23/02/2005 - 10:00
O nome, “Aliança Estratégica”, foi escolhido a dedo para mostrar a importância que Venezuela e Brasil dedicam ao novo nível de cooperação política, econômica, comercial, industrial e militar entre os dois países. O documento, firmado em Caracas na segunda-feira 14 pelos presidentes Luiz Inácio Lula da Silva e Hugo Chávez, listou mais de uma dúzia de setores nos quais os dois países trabalharão em conjunto, com destaque para as áreas de energia, em que a Petrobrás e a PDVSA, as estatais de energia dos dois países, deverão formar parceria inédita. O Mercosul, que já engloba como sócios ou membros associados todos os países da América do Sul, menos Guiana e Suriname, também foi citado no documento como objetivo comum.
Mas não foi nem esse embrião de um super-Mercosul que acabou chamando mais a atenção, e sim a cooperação militar entre Brasil e Venezuela, provocando até reações de desconforto por parte dos EUA. No pacote de acordos, Chávez anunciou, com entusiasmo, que a Venezuela quer comprar 26 aviões de combate Super Tucano/ALX e mais dez jatos bombardeiros AMX, todos fabricados no Brasil pela Embraer. O negócio é, na verdade, a ponta visível de uma cooperação técnica que poderá levar a uma inédita política de sul-americana de defesa comum. Além dos aviões, os mesmos usados pelo Brasil no patrulhamento da Amazônia, Chávez quer montar uma espécie de Sivam venezuelano, usando os sistemas e a tecnologia desenvolvidos pelo Brasil, como, por exemplo, os aviões-radar R-99 da Embraer. Além disso, o treinamento dos pilotos e de todo o pessoal envolvido deverá ser feito no Brasil ou sob supervisão de militares brasileiros. Manobras conjuntas de guerra na selva deverão se tornar frequentes entre os dois países.

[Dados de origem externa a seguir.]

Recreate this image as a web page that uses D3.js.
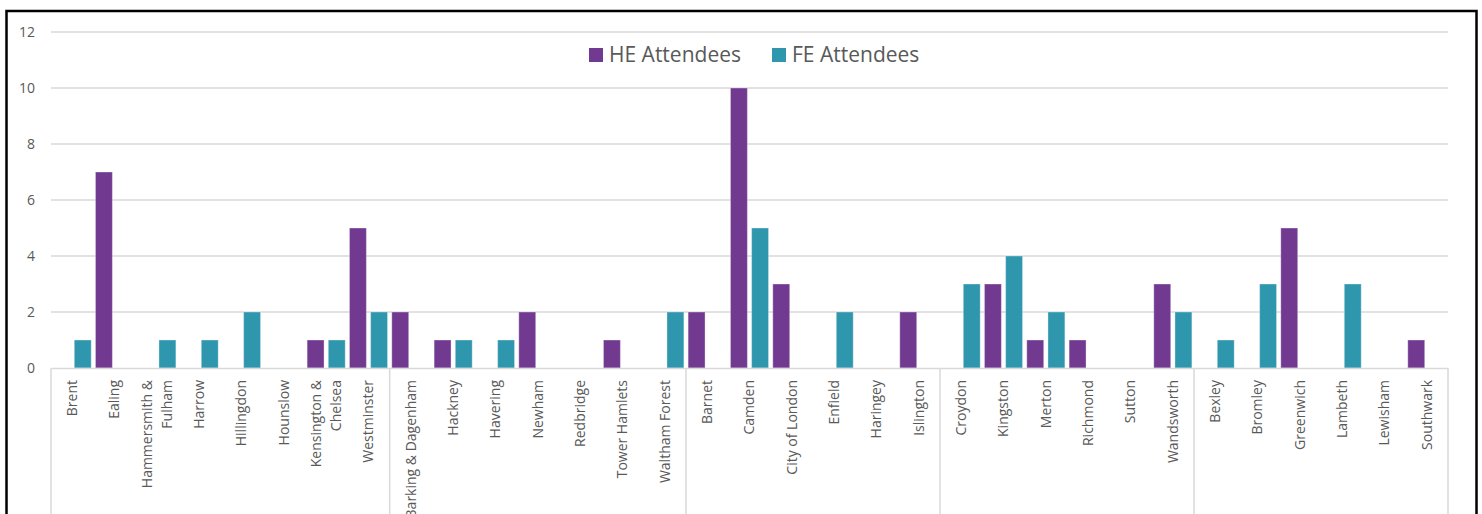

Para Hugo Chávez, que é militar de carreira, a mudança na formação das novas gerações de militares de seu país é fundamental. Um de seus comentários mais frequentes com interlocutores brasileiros se refere à influência que os EUA tiveram em sua formação como oficial. “Minha geração estudou nas escolas militares dos americanos. Lá, nos condicionaram a ver o Brasil e seu ‘expansionismo militar’ como uma ameaça à Venezuela. Hoje, sei quem é meu amigo, meu parceiro. Se há riscos, eles vêm de outra direção”, tem dito, sem rodeios, o presidente venezuelano. Frases de efeito à parte, o Brasil vê com muito bons olhos essa cooperação e pensamento comum em termos geopolíticos. A Amazônia é uma preocupação constante do Brasil e o fato de a Venezuela partilhar de extensas áreas da região torna imperativa a cooperação e a partilha de dados. Assim, se o Sivam venezuelano for “irmão” do brasileiro, essa integração será natural.
Essa postura de Chávez se mostrar aos olhos do mundo (leia-se EUA)
como parceiro integral do Brasil é vista sem muitos receios no Itamaraty.
Este não considera que a aquisição de aviões de combate brasileiros, ou o
anúncio da compra de 100 mil fuzis russos Kalashnikov, ou mesmo estudos para a compra de 50 jatos MiG-29 e helicópteros de ataque russos pela Venezuela indiquem que a América do Sul está entrando em uma corrida armamentista. “O que ocorre é a simples troca de armamento obsoleto. Ou será que o Brasil deveria ficar com seus Mirage III com mais de 30 anos, em vez de comprar jatos de última geração?”, indaga uma alta fonte diplomática. Líder da região, o Brasil está de certo modo capenga em seu sistema de defesa. O País é capaz de detectar, muito além de suas fronteiras, a presença de possíveis intrusos em seu espaço aéreo. Mas só tem equipamento de ponta para aviões lentos que voam baixo, do tipo dos aviões dos traficantes. Falta o superjato, capaz de enfrentar ameaças vindas mais rápido que o som. Quando fala em MiGs, Chávez pode estar provocando os EUA. Mas a verdade é que a futura escolha do Brasil poderá representar o novo padrão de defesa dos irmãos unidos do sul.